**Data:**
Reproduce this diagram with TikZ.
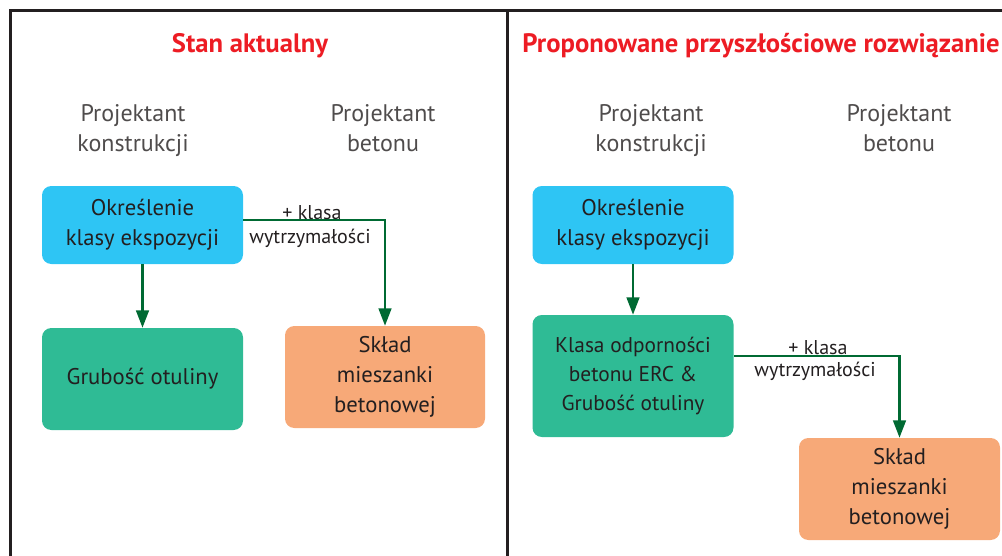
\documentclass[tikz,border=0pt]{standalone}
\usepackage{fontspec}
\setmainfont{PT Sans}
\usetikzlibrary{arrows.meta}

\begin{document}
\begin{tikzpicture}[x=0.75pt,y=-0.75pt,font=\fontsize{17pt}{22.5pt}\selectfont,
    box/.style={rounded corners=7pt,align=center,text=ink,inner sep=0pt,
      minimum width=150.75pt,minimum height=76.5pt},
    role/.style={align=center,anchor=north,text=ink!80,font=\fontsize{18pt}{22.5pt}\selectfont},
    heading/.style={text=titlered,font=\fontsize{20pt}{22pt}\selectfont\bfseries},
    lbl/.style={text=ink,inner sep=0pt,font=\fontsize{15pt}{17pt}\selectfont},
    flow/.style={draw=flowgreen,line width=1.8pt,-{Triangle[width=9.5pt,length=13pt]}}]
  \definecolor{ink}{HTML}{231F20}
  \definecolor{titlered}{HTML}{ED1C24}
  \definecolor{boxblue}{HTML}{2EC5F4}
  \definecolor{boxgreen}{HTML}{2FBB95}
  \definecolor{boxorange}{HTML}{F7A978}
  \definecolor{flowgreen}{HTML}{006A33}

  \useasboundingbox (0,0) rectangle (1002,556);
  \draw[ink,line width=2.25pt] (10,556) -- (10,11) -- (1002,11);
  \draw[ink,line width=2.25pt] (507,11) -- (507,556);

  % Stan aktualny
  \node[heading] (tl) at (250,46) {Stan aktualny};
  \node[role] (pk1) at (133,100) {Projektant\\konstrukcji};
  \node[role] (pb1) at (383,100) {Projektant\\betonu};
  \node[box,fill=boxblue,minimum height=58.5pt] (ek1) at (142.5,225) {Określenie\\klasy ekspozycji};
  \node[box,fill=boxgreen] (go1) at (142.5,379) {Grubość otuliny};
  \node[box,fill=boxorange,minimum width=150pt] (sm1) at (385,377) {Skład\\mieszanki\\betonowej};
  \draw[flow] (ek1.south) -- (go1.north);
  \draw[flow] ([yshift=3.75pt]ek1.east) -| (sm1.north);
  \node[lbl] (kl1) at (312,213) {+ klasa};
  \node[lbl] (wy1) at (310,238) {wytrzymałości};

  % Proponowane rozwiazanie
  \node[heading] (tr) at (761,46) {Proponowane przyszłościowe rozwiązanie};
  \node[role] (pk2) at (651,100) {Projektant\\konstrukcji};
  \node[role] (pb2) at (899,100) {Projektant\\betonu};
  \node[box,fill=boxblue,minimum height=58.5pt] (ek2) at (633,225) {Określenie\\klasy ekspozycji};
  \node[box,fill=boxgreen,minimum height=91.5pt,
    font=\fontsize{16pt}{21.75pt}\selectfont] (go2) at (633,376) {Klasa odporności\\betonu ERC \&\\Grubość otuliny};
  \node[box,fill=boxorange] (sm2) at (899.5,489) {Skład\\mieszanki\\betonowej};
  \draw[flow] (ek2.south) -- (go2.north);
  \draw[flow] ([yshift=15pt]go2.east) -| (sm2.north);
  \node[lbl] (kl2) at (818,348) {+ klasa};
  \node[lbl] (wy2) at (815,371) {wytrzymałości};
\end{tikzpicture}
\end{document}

**What the exercise asks:**
Copy nothing but the lines from the top of the data down to the line containing "(wy1) at (310,238)", and leave the pictures out.

**Worked solution:**
Reproduce this diagram with TikZ.
\documentclass[tikz,border=0pt]{standalone}
\usepackage{fontspec}
\setmainfont{PT Sans}
\usetikzlibrary{arrows.meta}

\begin{document}
\begin{tikzpicture}[x=0.75pt,y=-0.75pt,font=\fontsize{17pt}{22.5pt}\selectfont,
    box/.style={rounded corners=7pt,align=center,text=ink,inner sep=0pt,
      minimum width=150.75pt,minimum height=76.5pt},
    role/.style={align=center,anchor=north,text=ink!80,font=\fontsize{18pt}{22.5pt}\selectfont},
    heading/.style={text=titlered,font=\fontsize{20pt}{22pt}\selectfont\bfseries},
    lbl/.style={text=ink,inner sep=0pt,font=\fontsize{15pt}{17pt}\selectfont},
    flow/.style={draw=flowgreen,line width=1.8pt,-{Triangle[width=9.5pt,length=13pt]}}]
  \definecolor{ink}{HTML}{231F20}
  \definecolor{titlered}{HTML}{ED1C24}
  \definecolor{boxblue}{HTML}{2EC5F4}
  \definecolor{boxgreen}{HTML}{2FBB95}
  \definecolor{boxorange}{HTML}{F7A978}
  \definecolor{flowgreen}{HTML}{006A33}

  \useasboundingbox (0,0) rectangle (1002,556);
  \draw[ink,line width=2.25pt] (10,556) -- (10,11) -- (1002,11);
  \draw[ink,line width=2.25pt] (507,11) -- (507,556);

  % Stan aktualny
  \node[heading] (tl) at (250,46) {Stan aktualny};
  \node[role] (pk1) at (133,100) {Projektant\\konstrukcji};
  \node[role] (pb1) at (383,100) {Projektant\\betonu};
  \node[box,fill=boxblue,minimum height=58.5pt] (ek1) at (142.5,225) {Określenie\\klasy ekspozycji};
  \node[box,fill=boxgreen] (go1) at (142.5,379) {Grubość otuliny};
  \node[box,fill=boxorange,minimum width=150pt] (sm1) at (385,377) {Skład\\mieszanki\\betonowej};
  \draw[flow] (ek1.south) -- (go1.north);
  \draw[flow] ([yshift=3.75pt]ek1.east) -| (sm1.north);
  \node[lbl] (kl1) at (312,213) {+ klasa};
  \node[lbl] (wy1) at (310,238) {wytrzymałości};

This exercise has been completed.